Namun demikian, walau dalam UU No.24/2009 tersebut, tidak secara tegas menyebutkan mengenai adanya sanksi atau akibat jika tidak digunakannya bahasa Indonesia dalam sebuah kontrak kontrak yang melibatkan lembaga negara, instansi pemerintah Republik Indonesia, lembaga swasta Indonesia atau perseorangan warga negara Indonesia, dapat mengakibatkan kontrak tersebut dapat dibatalkan. Sebagai contoh kasus antara Nine AM Ltd dengan PT Bangun Karya Pratama (BKP) akhirnya bermuara ke tingkat kasasi. Dimana Mahkamah Agung menolak kasasi dan bahkan mengukuhkan putusan Pengadilan Tinggi DKI Jakarta Nomor: 48/PDT/2014/PT.DKI tertanggal 7 Mei 2014, yang isinya juga menguatkan putusan Pengadilan Negeri Jakarta Barat (PN Jakbar) No. 451/PDT.G/2013/PN.JKT.BRT tanggal 20 Juni 2013 silam. Gugatan yang dimenangkan oleh BKP ini terkait dengan penanda-tanganan Loan Agreement tertanggal 23 April 2010. Perjanjian tersebut mengatur BKP memperoleh pinjaman dana dari Nine AM sejumlah AS$4,422 juta. Perjanjian tersebut dibuat dan tunduk pada ketentuan hukum yang berlaku di Indonesia.

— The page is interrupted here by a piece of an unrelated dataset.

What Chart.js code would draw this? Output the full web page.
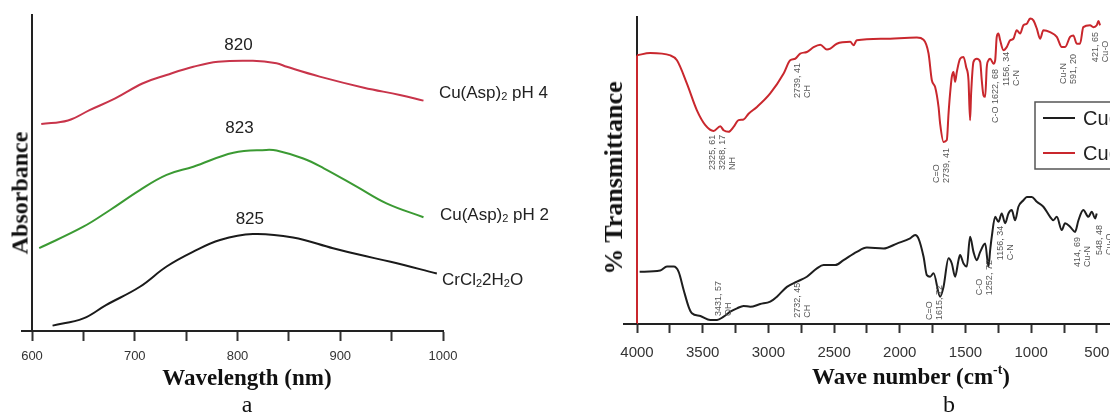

Berkaca dari kasus tersebut, maka untuk bank-bank asing yang biasanya hanya menggunakan Loan Agreement atau Credit Agreement dalam bahasa asing harus mulai mencermati kondisi tersebut, dan melakukan perubahan besar-besarnya dengan membuat perjanjian dalam bahasa Indonesia, atau setidaknya membuatnya menjadi bilingual, alias dua bahasa untuk menghindari resiko dibatalkannya Perjanjian Kredit karena mengacu pada UU No.24/2009 tersebut. Hal ini tentunya berakibat pada kerugian materiil yang tidak sedikit yang harus ditanggung oleh pihak kreditur.

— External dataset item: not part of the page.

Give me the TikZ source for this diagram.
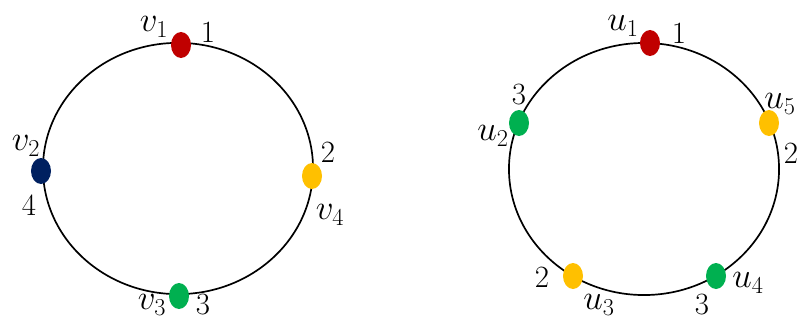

Bagaimana bila ternyata ada akta atau perjanjian yang tidak dibuat dalam bahasa Indonesia, apakah dapat dikategorikan telah melanggar Pasal 43 UUJN-P (untuk akta Notaris) atau Pasal Pasal 31 UU RI Nomor 24 Tahun 2009 (untuk Perjanjian pada umumnya) ?
Secara normatif jika hal tersebut dilanggar tidak ada sanksi apapun. Meskipun tidak ditegaskan ada sanksinya, apakah bisa ditinjau dari sahnya perjanjian sebagai sebab yang terlarang ?

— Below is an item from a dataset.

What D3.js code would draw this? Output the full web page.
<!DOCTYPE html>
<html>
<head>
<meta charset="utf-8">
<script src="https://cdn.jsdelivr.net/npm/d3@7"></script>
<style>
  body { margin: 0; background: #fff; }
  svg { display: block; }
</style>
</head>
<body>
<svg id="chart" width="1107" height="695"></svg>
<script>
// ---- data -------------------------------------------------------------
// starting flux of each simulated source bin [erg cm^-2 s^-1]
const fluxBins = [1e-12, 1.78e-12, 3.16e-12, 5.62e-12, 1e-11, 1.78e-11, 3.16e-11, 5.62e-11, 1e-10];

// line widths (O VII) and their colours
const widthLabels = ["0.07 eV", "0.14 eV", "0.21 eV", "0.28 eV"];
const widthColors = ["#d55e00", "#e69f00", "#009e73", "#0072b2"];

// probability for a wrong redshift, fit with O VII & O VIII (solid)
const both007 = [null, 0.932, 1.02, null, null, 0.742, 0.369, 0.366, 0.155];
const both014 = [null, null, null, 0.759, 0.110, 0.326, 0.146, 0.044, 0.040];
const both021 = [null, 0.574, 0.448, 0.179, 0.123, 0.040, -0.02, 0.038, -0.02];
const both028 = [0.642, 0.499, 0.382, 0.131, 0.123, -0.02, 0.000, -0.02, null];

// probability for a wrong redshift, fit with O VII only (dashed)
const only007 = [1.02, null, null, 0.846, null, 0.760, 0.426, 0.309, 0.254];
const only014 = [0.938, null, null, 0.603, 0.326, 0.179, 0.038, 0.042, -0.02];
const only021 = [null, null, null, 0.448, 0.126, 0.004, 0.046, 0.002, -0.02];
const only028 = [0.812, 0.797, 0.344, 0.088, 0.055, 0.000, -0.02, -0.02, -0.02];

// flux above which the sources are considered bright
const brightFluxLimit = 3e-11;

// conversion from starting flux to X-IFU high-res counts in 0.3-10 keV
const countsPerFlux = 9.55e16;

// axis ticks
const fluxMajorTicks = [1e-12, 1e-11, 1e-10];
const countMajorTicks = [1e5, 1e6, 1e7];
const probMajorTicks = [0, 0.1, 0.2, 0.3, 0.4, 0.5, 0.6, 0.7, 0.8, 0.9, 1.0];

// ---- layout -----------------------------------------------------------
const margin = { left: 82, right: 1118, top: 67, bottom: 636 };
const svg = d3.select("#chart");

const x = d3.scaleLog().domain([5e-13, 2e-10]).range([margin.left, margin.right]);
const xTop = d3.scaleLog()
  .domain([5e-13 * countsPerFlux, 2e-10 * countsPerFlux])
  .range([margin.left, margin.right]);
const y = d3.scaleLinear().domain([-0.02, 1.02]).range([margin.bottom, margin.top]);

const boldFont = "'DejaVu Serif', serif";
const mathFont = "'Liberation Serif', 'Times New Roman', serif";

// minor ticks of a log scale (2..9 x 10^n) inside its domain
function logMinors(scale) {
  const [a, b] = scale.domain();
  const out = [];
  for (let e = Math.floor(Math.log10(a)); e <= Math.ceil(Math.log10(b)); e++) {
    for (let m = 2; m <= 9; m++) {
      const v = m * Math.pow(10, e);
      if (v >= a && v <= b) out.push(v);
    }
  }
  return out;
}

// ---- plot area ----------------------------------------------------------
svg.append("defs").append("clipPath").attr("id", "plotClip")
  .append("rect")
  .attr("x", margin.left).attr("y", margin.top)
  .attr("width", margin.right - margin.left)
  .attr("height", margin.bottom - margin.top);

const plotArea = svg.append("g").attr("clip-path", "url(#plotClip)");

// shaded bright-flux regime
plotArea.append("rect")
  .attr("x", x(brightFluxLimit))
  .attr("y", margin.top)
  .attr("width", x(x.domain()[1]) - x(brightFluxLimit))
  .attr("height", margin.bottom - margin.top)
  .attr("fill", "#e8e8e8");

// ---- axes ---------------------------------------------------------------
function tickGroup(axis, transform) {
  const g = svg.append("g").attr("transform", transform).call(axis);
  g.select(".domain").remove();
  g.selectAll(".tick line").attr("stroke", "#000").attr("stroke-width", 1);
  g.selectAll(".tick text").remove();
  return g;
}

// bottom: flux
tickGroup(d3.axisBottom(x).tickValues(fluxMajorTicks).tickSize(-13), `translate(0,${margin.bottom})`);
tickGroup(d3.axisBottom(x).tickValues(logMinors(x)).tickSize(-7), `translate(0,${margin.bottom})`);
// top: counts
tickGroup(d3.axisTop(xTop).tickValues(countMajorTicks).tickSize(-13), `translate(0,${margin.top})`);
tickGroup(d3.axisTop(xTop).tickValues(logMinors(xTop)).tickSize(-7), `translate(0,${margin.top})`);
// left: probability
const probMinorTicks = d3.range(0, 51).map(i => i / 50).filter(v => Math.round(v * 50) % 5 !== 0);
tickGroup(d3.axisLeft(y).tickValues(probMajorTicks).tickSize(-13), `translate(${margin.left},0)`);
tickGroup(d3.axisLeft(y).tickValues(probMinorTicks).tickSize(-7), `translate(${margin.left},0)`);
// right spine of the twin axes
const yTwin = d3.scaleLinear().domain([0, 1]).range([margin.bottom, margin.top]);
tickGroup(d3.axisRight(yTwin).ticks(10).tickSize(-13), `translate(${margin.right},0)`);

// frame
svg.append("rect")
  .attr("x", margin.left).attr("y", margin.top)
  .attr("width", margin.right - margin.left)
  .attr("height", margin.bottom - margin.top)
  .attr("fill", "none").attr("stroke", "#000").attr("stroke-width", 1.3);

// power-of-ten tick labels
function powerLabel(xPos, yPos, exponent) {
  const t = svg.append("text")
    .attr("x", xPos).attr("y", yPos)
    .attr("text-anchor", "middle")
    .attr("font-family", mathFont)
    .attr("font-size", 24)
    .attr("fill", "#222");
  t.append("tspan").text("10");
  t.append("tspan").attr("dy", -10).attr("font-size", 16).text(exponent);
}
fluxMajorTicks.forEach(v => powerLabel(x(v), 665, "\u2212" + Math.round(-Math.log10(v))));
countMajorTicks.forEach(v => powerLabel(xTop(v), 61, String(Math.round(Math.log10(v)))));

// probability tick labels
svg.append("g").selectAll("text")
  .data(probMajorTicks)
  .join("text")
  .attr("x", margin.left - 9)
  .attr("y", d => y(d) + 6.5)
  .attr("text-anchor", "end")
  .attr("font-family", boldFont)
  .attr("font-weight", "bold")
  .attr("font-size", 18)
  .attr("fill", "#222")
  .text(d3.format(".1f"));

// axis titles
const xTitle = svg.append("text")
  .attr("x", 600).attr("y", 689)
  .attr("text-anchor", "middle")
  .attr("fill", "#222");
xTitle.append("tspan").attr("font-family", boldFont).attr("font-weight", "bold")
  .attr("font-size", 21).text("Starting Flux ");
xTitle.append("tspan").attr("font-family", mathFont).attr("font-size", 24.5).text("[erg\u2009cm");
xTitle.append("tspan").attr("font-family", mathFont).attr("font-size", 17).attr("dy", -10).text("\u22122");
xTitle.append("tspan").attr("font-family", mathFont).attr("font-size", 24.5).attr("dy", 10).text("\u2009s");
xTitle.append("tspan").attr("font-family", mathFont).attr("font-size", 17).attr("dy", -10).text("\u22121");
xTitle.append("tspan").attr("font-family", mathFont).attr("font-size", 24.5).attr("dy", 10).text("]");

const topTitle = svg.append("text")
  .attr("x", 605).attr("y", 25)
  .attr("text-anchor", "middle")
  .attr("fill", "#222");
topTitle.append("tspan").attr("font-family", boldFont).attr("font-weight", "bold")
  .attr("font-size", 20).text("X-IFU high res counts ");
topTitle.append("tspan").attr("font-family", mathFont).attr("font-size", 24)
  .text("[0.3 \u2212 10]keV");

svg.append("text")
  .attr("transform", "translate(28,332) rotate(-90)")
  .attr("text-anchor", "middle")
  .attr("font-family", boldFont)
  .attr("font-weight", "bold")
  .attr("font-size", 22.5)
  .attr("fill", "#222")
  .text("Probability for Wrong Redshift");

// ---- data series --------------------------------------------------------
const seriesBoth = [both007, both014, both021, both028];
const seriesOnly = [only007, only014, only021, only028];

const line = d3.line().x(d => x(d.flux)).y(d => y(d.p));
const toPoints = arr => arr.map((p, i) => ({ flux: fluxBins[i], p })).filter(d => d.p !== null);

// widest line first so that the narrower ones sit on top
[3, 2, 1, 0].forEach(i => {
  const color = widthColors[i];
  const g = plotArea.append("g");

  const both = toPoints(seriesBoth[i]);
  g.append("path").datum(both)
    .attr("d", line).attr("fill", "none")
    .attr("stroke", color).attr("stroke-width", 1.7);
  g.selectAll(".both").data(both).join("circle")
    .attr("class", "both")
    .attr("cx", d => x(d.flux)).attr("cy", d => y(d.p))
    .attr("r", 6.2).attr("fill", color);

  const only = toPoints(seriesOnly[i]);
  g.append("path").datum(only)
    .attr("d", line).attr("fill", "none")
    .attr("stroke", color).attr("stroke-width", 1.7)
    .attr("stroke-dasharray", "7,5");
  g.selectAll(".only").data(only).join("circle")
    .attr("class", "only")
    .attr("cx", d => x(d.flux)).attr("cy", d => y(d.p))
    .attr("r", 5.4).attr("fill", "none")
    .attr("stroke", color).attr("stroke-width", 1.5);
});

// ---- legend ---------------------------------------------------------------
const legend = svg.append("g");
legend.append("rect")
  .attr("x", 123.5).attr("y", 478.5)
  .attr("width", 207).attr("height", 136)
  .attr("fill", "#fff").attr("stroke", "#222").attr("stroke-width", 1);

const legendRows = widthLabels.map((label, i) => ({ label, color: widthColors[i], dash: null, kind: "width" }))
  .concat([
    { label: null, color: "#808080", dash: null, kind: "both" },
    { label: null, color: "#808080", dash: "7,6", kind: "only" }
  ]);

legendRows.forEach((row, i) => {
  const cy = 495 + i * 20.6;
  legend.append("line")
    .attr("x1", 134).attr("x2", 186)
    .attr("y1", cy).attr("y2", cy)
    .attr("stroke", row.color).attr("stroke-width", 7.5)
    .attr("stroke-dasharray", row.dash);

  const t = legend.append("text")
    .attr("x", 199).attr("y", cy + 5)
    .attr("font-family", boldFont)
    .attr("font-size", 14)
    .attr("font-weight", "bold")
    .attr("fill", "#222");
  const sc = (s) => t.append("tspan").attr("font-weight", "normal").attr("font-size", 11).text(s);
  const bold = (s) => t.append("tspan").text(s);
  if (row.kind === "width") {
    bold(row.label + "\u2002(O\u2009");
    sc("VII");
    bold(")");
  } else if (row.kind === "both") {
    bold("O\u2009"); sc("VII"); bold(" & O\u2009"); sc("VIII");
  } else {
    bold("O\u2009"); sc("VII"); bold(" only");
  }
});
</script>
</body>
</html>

Dalam Pasal 1 angka 7, 8, 9, 10 UUJN – P ada istilah :
(7) Akta Notaris yang selanjutnya disebut Akta adalah akta autentik yang dibuat oleh atau di hadapan Notaris menurut bentuk dan tata cara yang ditetapkan dalam Undang-Undang ini.
(8) Minuta Akta adalah asli Akta yang mencantumkan tanda tangan para penghadap, saksi, dan Notaris, yang disimpan sebagai bagian dari Protokol Notaris.
(9) Salinan Akta adalah salinan kata demi kata dari seluruh Akta dan pada bagian bawah salinan Akta tercantum frasa “diberikan sebagai SALINAN yang sama bunyinya”.
(10) Kutipan Akta adalah kutipan kata demi kata dari satu atau beberapa bagian dari Akta dan pada bagian bawah kutipan Akta tercantum frasa “diberikan sebagai KUTIPAN”.
Sesuai dengan ketentuan Pasal 43 UUJN – P bahwa Akta Notaris, Minuta Akta, Salinan Akta dan Kutipan Akta wajib dibuat dalam bahasa Indonesia, dan hal ini sesuai pula dengan Pasal 31 ayat (1) dan (2) Undang-Undang Republik IndonesiaNomor 24 Tahun 2009.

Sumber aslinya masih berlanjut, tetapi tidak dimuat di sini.